A jornada dos personagens pode parecer uma simples ida ao funeral do filho de um amigo, mas ela não será tão fácil. A começar pelo fato do governo ter mentido sobre a morte do filho de Doc. Para facilitar a aceitação da morte do ente querido, os militares dizem que a pessoa morreu em combate e como um herói, mas não foi bem isso que aconteceu. Chateado Larry decide levar ele mesmo o corpo do seu filho de volta e fazer o funeral em sua cidade natal. Isso complica a trajetória do trio, mas também faz com que passem mais tempo juntos. A partir desse ponto que o filme segue por um tom mais reflexivo, principalmente sobre o próprio passado dos personagens e de como isso tudo precisa de algum tipo de encerramento.

A Melhor Escolha é brilhante justamente por criar essa reflexão sobre a guerra e em como ela é utilizada pelo governo para explorar os jovens, usando o patriotismo para justificar outros fins. Também em como a experiência muda a vida das pessoas e após retornarem para seu cotidiano não conseguem sempre se ajustar. Entretanto, também é um lugar onde você conhece pessoas e cria uma relação de confiança que pode durar o resto de sua existência.


Uma frase: – Sal: “Se tem um minuto que não é terrível, vou tentar aproveitá-lo.”

Uma cena: Os protagonistas comprando aparelhos de telefone celular.

Uma curiosidade: Bryan Cranston quase recusou seu papel na trama devido à agenda lotada com compromissos para produções para TV, cinema e também na Broadway.

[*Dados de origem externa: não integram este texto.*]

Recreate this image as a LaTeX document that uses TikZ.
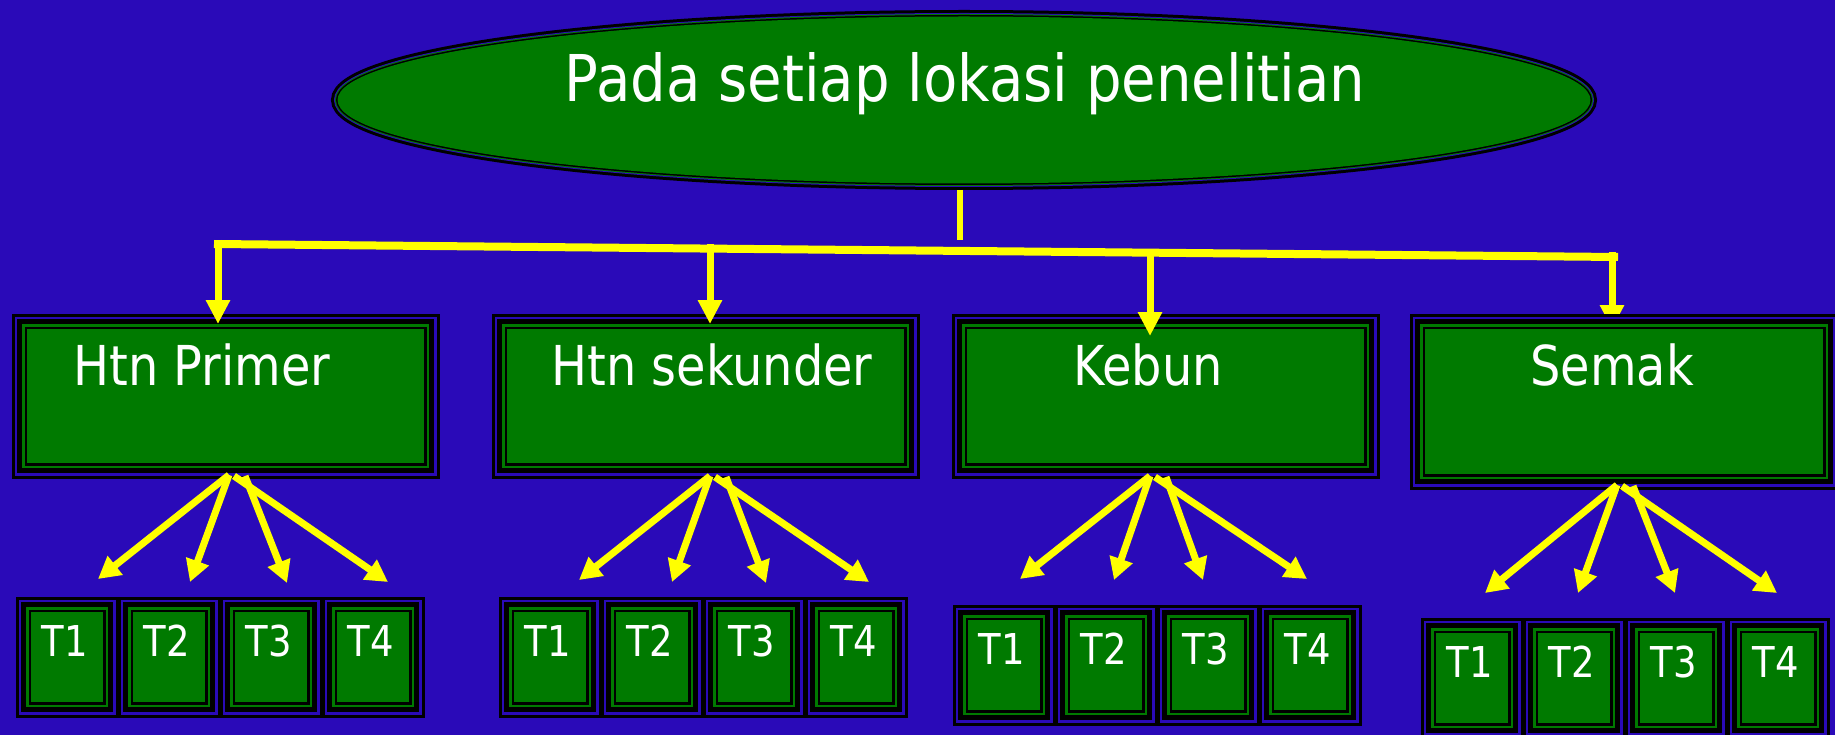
\documentclass[tikz,border=0pt]{standalone}
\usepackage{fontspec}
\setmainfont{DejaVu Sans}[FakeStretch=0.87]
\usetikzlibrary{shapes.geometric,arrows.meta,calc}

\definecolor{bgblue}{RGB}{42,10,184}
\definecolor{boxgreen}{RGB}{0,122,0}
\definecolor{lineyellow}{RGB}{255,255,0}

\pgfdeclarelayer{backdrop}
\pgfdeclarelayer{under}
\pgfsetlayers{backdrop,under,main}

\tikzset{
  % green box with a layered black / green / black / gap / black frame
  framed/.style={rectangle, inner sep=0pt, outer sep=0pt, fill=boxgreen,
    anchor=north west,
    preaction={draw=black, line width=31pt},
    preaction={draw=bgblue, line width=25pt},
    preaction={draw=black, line width=20pt},
    preaction={draw=boxgreen, line width=10pt},
    preaction={draw=black, line width=5pt}},
  mainbox/.style={framed, minimum width=397pt, minimum height=134pt},
  tbox/.style={framed, minimum width=72pt, minimum height=90pt},
  ellframe/.style={ellipse, inner sep=0pt, outer sep=0pt, fill=boxgreen,
    minimum width=1253pt, minimum height=167pt,
    preaction={draw=black, line width=13pt},
    preaction={draw=bgblue, line width=7pt},
    preaction={draw=boxgreen, line width=5pt},
    preaction={draw=black, line width=3pt}},
  lbl/.style={text=white, inner sep=0pt, anchor=base},
  titlefont/.style={font=\fontsize{64.5}{70}\selectfont},
  boxfont/.style={font=\fontsize{55}{60}\selectfont},
  tfont/.style={font=\fontsize{42.5}{46}\selectfont},
  conn/.style={draw=lineyellow, line width=8pt},
  stubline/.style={draw=lineyellow, line width=6pt},
  varrow/.style={draw=lineyellow, line width=7pt,
    -{Triangle[length=24pt, width=23pt]}},
  farrow/.style={draw=lineyellow, line width=7pt,
    -{Triangle[length=22pt, width=23pt]}}
}

\begin{document}
\begin{tikzpicture}[x=1pt, y=-1pt]
  \useasboundingbox (0,0) rectangle (1835,735);
  \begin{pgfonlayer}{backdrop}
    \fill[bgblue] (0,0) rectangle (1835,735);
  \end{pgfonlayer}

  % top ellipse
  \node[ellframe] (el) at (964,100) {};
  \node[lbl, titlefont] (eltext) at (965,102) {Pada setiap lokasi penelitian};

  % second level boxes
  \node[mainbox] (b1) at (27,329) {};
  \node[mainbox] (b2) at (507,329) {};
  \node[mainbox] (b3) at (967,329) {};
  \node[mainbox, minimum width=398pt, minimum height=145pt] (b4) at (1425,329) {};

  % third level boxes T1..T4 under each second level box
  \foreach \r/\x/\y in {1/31/612, 2/514/612, 3/968/620, 4/1436/633} {
    \foreach \c in {1,...,4} {
      \node[tbox] (t\r\c) at ({\x+102*(\c-1)},\y) {};
      \node[lbl, tfont] (tl\r\c) at ($(t\r\c.north)+(-2.5,44.5)$) {T\c};
    }
  }

  % distribution line from the ellipse to the four boxes
  \coordinate (s1) at (960,190);
  \coordinate (s2) at (960,240);
  \draw[stubline] (s1) -- (s2);
  \coordinate (hl) at (214,244);
  \coordinate (hr) at (1618,257);
  \draw[conn] (hl) -- (hr);

  \coordinate (v1) at (218,240);
  \coordinate (v2) at (710,244);
  \coordinate (v3) at (1150,252);
  \coordinate (v4) at (1612,252);
  \draw[varrow] (v1) -- ($(v1 |- b1.north)+(0,-5)$);
  \draw[varrow] (v2) -- ($(v2 |- b2.north)+(0,-5)$);
  \draw[varrow] (v3) -- ($(v3 |- b3.north)+(0,7)$);
  % this one runs in under the frame of the last box
  \begin{pgfonlayer}{under}
    \draw[varrow] (v4) -- (v4 |- b4.north);
  \end{pgfonlayer}

  % fan-out arrows from each box towards its T row
  \coordinate (o1) at (229,475);
  \coordinate (o2) at (710,476);
  \coordinate (o3) at (1150,476);
  \coordinate (o4) at (1617,485);

  \coordinate (p11) at (98,579);   \coordinate (p12) at (190,582);
  \coordinate (p13) at (287,583);  \coordinate (p14) at (388,582);
  \coordinate (p21) at (579,580);  \coordinate (p22) at (672,582);
  \coordinate (p23) at (766,583);  \coordinate (p24) at (869,582);
  \coordinate (p31) at (1020,579); \coordinate (p32) at (1114,580);
  \coordinate (p33) at (1203,580); \coordinate (p34) at (1307,579);
  \coordinate (p41) at (1485,593); \coordinate (p42) at (1578,593);
  \coordinate (p43) at (1675,593); \coordinate (p44) at (1777,593);

  \foreach \r in {1,2,3,4} {
    \draw[farrow] (o\r) -- (p\r1);
    \draw[farrow] (o\r) -- (p\r2);
    \draw[farrow] ($(o\r)+(16,1)$) -- (p\r3);
    \draw[farrow] ($(o\r)+(5,1)$) -- (p\r4);
  }

  % box captions
  \node[lbl, boxfont] (b1l) at (202,385) {Htn Primer};
  \node[lbl, boxfont] (b2l) at (712,385) {Htn sekunder};
  \node[lbl, boxfont] (b3l) at (1148,385) {Kebun};
  \node[lbl, boxfont] (b4l) at (1612,385) {Semak};
\end{tikzpicture}
\end{document}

Por A Melhor Escolha (Last Flag Flying)

Direção: Richard Linklater
Roteiro:
Richard Linklater e Darryl Ponicsan
Elenco: Steve Carell, Bryan Cranston, Laurence Fishburne, J. Quinton Johnson, Deanna Reed-Foster e Yul Vazquez
Gênero: Comédia, Drama, Guerra
Ano: 2017
Duração: 124 minutos

Ramon Prates

Analista de sistemas nascido em Salvador (BA) em 1980, mas atualmente morando em Brasília (DF). Cinema é sem dúvidas o meu hobby favorito. Assisto a filmes desde pequeno influenciado principalmente por meus pais e meu avô materno. Em seguida vem a música, principalmente rock e pop.

Um comentário em “Crítica | A Melhor Escolha (Last Flag Flying)

  1. um filme um tanto subestimado.

    bryan cranston está monstruoso, o destaque inegável, mesmo atuando ao lado de outros grandes nomes.

    gostei bastante, principalmente pela química que vai surgindo entre os três e os diálogos.